Bar scene adds to the atmosphere

 

Heard of pub theater? Charlie Terrell's "Tougher Than Grace" is club theater, staged in the high-ceilinged, bare-bricked environs of King King, a Hollywood bar with a studied red-light decadence that feels inherently theatrical.

 

And in some of the show's best moments, director Steve Ferguson uses the space in ways that feel novel. As Terrell and his taut, serious-as-a-stroke band rips through a bluesy number, we're left to hang out and scan the faces of actors mingling around and behind the bar; an appealing mix is struck between nightlife people-watching and a multimedia rock show.

 

Sometimes, though, we're just left hanging, watching a sort of live music video, all archetypes and broad strokes. The play follows the perils of young Tina (Jackie Page), voluptuous daughter of an abusive, fire-breathing Pentecostal preacher (Michael Childers) with a boozy, blonde-wigged wife (Irene Muzzy).

 

The feverish, hypnotic Childers makes a convincing link between rock abandon and evangelical fervor, speaking in tongues and flailing epileptically, handkerchief aloft like a spiritual antenna.

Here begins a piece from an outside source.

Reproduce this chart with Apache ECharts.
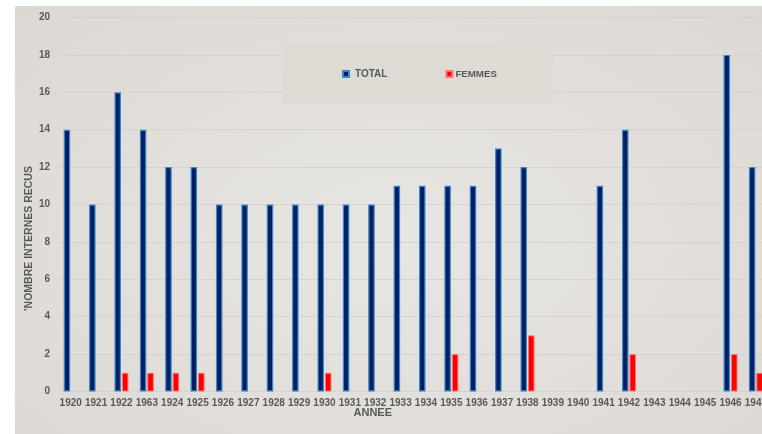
<!DOCTYPE html>
<html>
<head>
<meta charset="utf-8">
<script src="https://cdn.jsdelivr.net/npm/echarts@6/dist/echarts.min.js"></script>
<style>
  html, body { margin: 0; padding: 0; background: #ffffff; overflow: hidden; width: 762px; height: 434px; }
  #panel { position: absolute; left: 15px; top: 6px; width: 760px; height: 428px;
    background: radial-gradient(ellipse at 50% 55%, #e8e6e2 0%, #e2dfdb 55%, #dbd8d3 100%); }
  #chart { position: absolute; left: 0; top: 0; width: 770px; height: 434px; }
</style>
</head>
<body>
<div id="panel"></div>
<div id="chart"></div>
<script>
const categories = ['1920','1921','1922','1963','1924','1925','1926','1927','1928','1929','1930','1931','1932','1933','1934','1935','1936','1937','1938','1939','1940','1941','1942','1943','1944','1945','1946','1947'];
const totalValues = [14,10,16,14,12,12,10,10,10,10,10,10,10,11,11,11,11,13,12,null,null,11,14,null,null,null,18,12];
const femmesValues = [null,null,1,1,1,1,null,null,null,null,1,null,null,null,null,2,null,null,3,null,null,null,2,null,null,null,2,1];
const yTicks = { min: 0, max: 20, interval: 2 };

const chart = echarts.init(document.getElementById('chart'), null, { renderer: 'canvas' });
const txt = '#595959';
chart.setOption({
  backgroundColor: 'transparent',
  animation: false,
  grid: { left: 58, right: 1, top: 17.5, bottom: 42.5 },
  legend: {
    left: 282, top: 45,
    padding: [24, 56, 24, 60],
    backgroundColor: '#dedbd4',
    itemWidth: 6, itemHeight: 6, itemGap: 58,
    icon: 'rect',
    textStyle: { color: txt, fontFamily: 'Liberation Sans', fontWeight: 'bold', fontSize: 10 },
    data: [
      { name: 'TOTAL', textStyle: { padding: [0, 0, 0, 1] } },
      { name: 'FEMMES', textStyle: { padding: [0, 0, 0, -2], fontSize: 9.7 } }
    ]
  },
  xAxis: {
    type: 'category',
    data: categories,
    name: 'ANNEE',
    nameLocation: 'middle',
    nameGap: 16,
    nameMoveOverlap: false,
    nameTextStyle: { color: txt, fontFamily: 'Liberation Sans', fontWeight: 'bold', fontSize: 11, padding: [0, 81, 0, 0] },
    axisLine: { lineStyle: { color: '#d6d3ce' } },
    axisTick: { show: false },
    axisLabel: { color: txt, fontFamily: 'Liberation Sans', fontWeight: 'bold', fontSize: 10, margin: 7, interval: 0 }
  },
  yAxis: {
    type: 'value',
    min: yTicks.min, max: yTicks.max, interval: yTicks.interval,
    name: "'NOMBRE INTERNES RECUS",
    nameLocation: 'middle',
    nameGap: 23,
    nameMoveOverlap: false,
    nameRotate: 90,
    nameTextStyle: { color: txt, fontFamily: 'Liberation Sans', fontWeight: 'bold', fontSize: 10.5, padding: [0, 68, 0, 0] },
    axisLine: { show: false },
    axisTick: { show: false },
    splitLine: { lineStyle: { color: '#d6d3ce', width: 1 } },
    axisLabel: { color: txt, fontFamily: 'Liberation Sans', fontWeight: 'bold', fontSize: 10, margin: 8 }
  },
  series: [
    {
      name: 'TOTAL', type: 'bar', data: totalValues,
      barWidth: 6.5, barGap: '15%',
      itemStyle: { color: '#002060', borderColor: '#3a86d0', borderWidth: 1.2 }
    },
    {
      name: 'FEMMES', type: 'bar', data: femmesValues,
      barWidth: 6.5,
      itemStyle: { color: '#ff0000', borderColor: '#ff7070', borderWidth: 1 }
    }
  ]
});
</script>
</body>
</html>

And Donny Persons, as a sweet, shaggy dreamer, and Sarah Colonna, as a skeptical barmaid, share an effective, elliptical over-the-counter exchange.

 

As murky and silly as the story gets (there are some stripper catfights worthy of "Showgirls"), the stagecraft is often marvelous, with Paul Stula's projections, Leonardo Ramos' lights and Terrell's artful underscoring conjuring a tasty Southern Gothic atmosphere.

 

Indeed, "Tougher Than Grace" isn't such a bad place to have a drink and a laugh. Terrell may have intended something more portentous than that, but thankfully he's too much of a rock-club showman to give us a bad time.